Exercise instructions. Write the records out again, precisely as they stand.

Stored records.
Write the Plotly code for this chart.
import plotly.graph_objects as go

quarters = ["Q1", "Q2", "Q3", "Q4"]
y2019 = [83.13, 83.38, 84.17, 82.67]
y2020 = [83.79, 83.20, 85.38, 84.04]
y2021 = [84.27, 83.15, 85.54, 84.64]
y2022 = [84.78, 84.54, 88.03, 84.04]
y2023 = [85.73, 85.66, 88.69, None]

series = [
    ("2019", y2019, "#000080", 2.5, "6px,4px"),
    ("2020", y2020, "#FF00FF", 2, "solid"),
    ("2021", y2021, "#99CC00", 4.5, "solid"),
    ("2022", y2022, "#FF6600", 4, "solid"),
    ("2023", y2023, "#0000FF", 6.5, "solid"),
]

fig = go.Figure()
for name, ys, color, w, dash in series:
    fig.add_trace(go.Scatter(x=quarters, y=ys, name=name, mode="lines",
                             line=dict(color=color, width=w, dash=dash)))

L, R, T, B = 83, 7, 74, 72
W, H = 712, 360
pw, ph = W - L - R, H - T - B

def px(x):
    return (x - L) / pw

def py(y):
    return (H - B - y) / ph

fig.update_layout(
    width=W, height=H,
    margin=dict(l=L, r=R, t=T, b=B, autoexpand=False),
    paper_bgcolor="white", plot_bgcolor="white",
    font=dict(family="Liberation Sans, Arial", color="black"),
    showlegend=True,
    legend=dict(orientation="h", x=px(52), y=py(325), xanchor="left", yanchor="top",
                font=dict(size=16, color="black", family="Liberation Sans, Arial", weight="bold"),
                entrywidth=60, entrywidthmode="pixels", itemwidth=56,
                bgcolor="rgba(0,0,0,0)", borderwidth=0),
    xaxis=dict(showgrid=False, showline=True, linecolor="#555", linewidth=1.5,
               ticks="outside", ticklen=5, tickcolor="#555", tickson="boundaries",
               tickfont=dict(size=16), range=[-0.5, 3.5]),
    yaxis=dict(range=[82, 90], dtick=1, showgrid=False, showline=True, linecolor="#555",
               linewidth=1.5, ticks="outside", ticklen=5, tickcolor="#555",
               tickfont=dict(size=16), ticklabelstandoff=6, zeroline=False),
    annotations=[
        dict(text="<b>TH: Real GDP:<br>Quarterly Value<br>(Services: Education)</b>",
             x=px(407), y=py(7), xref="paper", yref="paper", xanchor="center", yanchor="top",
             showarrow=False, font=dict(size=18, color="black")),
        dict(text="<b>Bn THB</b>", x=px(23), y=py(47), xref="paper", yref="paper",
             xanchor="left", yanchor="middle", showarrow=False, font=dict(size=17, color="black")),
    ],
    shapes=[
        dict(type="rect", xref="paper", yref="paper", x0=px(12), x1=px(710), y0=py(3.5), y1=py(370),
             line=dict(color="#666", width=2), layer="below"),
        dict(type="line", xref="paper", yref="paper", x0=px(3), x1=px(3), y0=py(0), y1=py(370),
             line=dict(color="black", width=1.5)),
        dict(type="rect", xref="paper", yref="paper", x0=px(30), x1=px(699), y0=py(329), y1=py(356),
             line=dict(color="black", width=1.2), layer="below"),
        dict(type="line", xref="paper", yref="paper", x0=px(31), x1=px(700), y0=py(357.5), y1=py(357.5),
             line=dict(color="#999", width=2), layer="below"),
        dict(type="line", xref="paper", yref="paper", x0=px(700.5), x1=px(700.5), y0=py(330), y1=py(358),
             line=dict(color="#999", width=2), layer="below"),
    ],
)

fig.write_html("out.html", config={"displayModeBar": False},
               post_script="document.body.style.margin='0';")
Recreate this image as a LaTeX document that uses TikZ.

Response.
Write the Plotly code for this chart.
import plotly.graph_objects as go

quarters = ["Q1", "Q2", "Q3", "Q4"]
y2019 = [83.13, 83.38, 84.17, 82.67]
y2020 = [83.79, 83.20, 85.38, 84.04]
y2021 = [84.27, 83.15, 85.54, 84.64]
y2022 = [84.78, 84.54, 88.03, 84.04]
y2023 = [85.73, 85.66, 88.69, None]

series = [
    ("2019", y2019, "#000080", 2.5, "6px,4px"),
    ("2020", y2020, "#FF00FF", 2, "solid"),
    ("2021", y2021, "#99CC00", 4.5, "solid"),
    ("2022", y2022, "#FF6600", 4, "solid"),
    ("2023", y2023, "#0000FF", 6.5, "solid"),
]

fig = go.Figure()
for name, ys, color, w, dash in series:
    fig.add_trace(go.Scatter(x=quarters, y=ys, name=name, mode="lines",
                             line=dict(color=color, width=w, dash=dash)))

L, R, T, B = 83, 7, 74, 72
W, H = 712, 360
pw, ph = W - L - R, H - T - B

def px(x):
    return (x - L) / pw

def py(y):
    return (H - B - y) / ph

fig.update_layout(
    width=W, height=H,
    margin=dict(l=L, r=R, t=T, b=B, autoexpand=False),
    paper_bgcolor="white", plot_bgcolor="white",
    font=dict(family="Liberation Sans, Arial", color="black"),
    showlegend=True,
    legend=dict(orientation="h", x=px(52), y=py(325), xanchor="left", yanchor="top",
                font=dict(size=16, color="black", family="Liberation Sans, Arial", weight="bold"),
                entrywidth=60, entrywidthmode="pixels", itemwidth=56,
                bgcolor="rgba(0,0,0,0)", borderwidth=0),
    xaxis=dict(showgrid=False, showline=True, linecolor="#555", linewidth=1.5,
               ticks="outside", ticklen=5, tickcolor="#555", tickson="boundaries",
               tickfont=dict(size=16), range=[-0.5, 3.5]),
    yaxis=dict(range=[82, 90], dtick=1, showgrid=False, showline=True, linecolor="#555",
               linewidth=1.5, ticks="outside", ticklen=5, tickcolor="#555",
               tickfont=dict(size=16), ticklabelstandoff=6, zeroline=False),
    annotations=[
        dict(text="<b>TH: Real GDP:<br>Quarterly Value<br>(Services: Education)</b>",
             x=px(407), y=py(7), xref="paper", yref="paper", xanchor="center", yanchor="top",
             showarrow=False, font=dict(size=18, color="black")),
        dict(text="<b>Bn THB</b>", x=px(23), y=py(47), xref="paper", yref="paper",
             xanchor="left", yanchor="middle", showarrow=False, font=dict(size=17, color="black")),
    ],
    shapes=[
        dict(type="rect", xref="paper", yref="paper", x0=px(12), x1=px(710), y0=py(3.5), y1=py(370),
             line=dict(color="#666", width=2), layer="below"),
        dict(type="line", xref="paper", yref="paper", x0=px(3), x1=px(3), y0=py(0), y1=py(370),
             line=dict(color="black", width=1.5)),
        dict(type="rect", xref="paper", yref="paper", x0=px(30), x1=px(699), y0=py(329), y1=py(356),
             line=dict(color="black", width=1.2), layer="below"),
        dict(type="line", xref="paper", yref="paper", x0=px(31), x1=px(700), y0=py(357.5), y1=py(357.5),
             line=dict(color="#999", width=2), layer="below"),
        dict(type="line", xref="paper", yref="paper", x0=px(700.5), x1=px(700.5), y0=py(330), y1=py(358),
             line=dict(color="#999", width=2), layer="below"),
    ],
)

fig.write_html("out.html", config={"displayModeBar": False},
               post_script="document.body.style.margin='0';")
Recreate this image as a LaTeX document that uses TikZ.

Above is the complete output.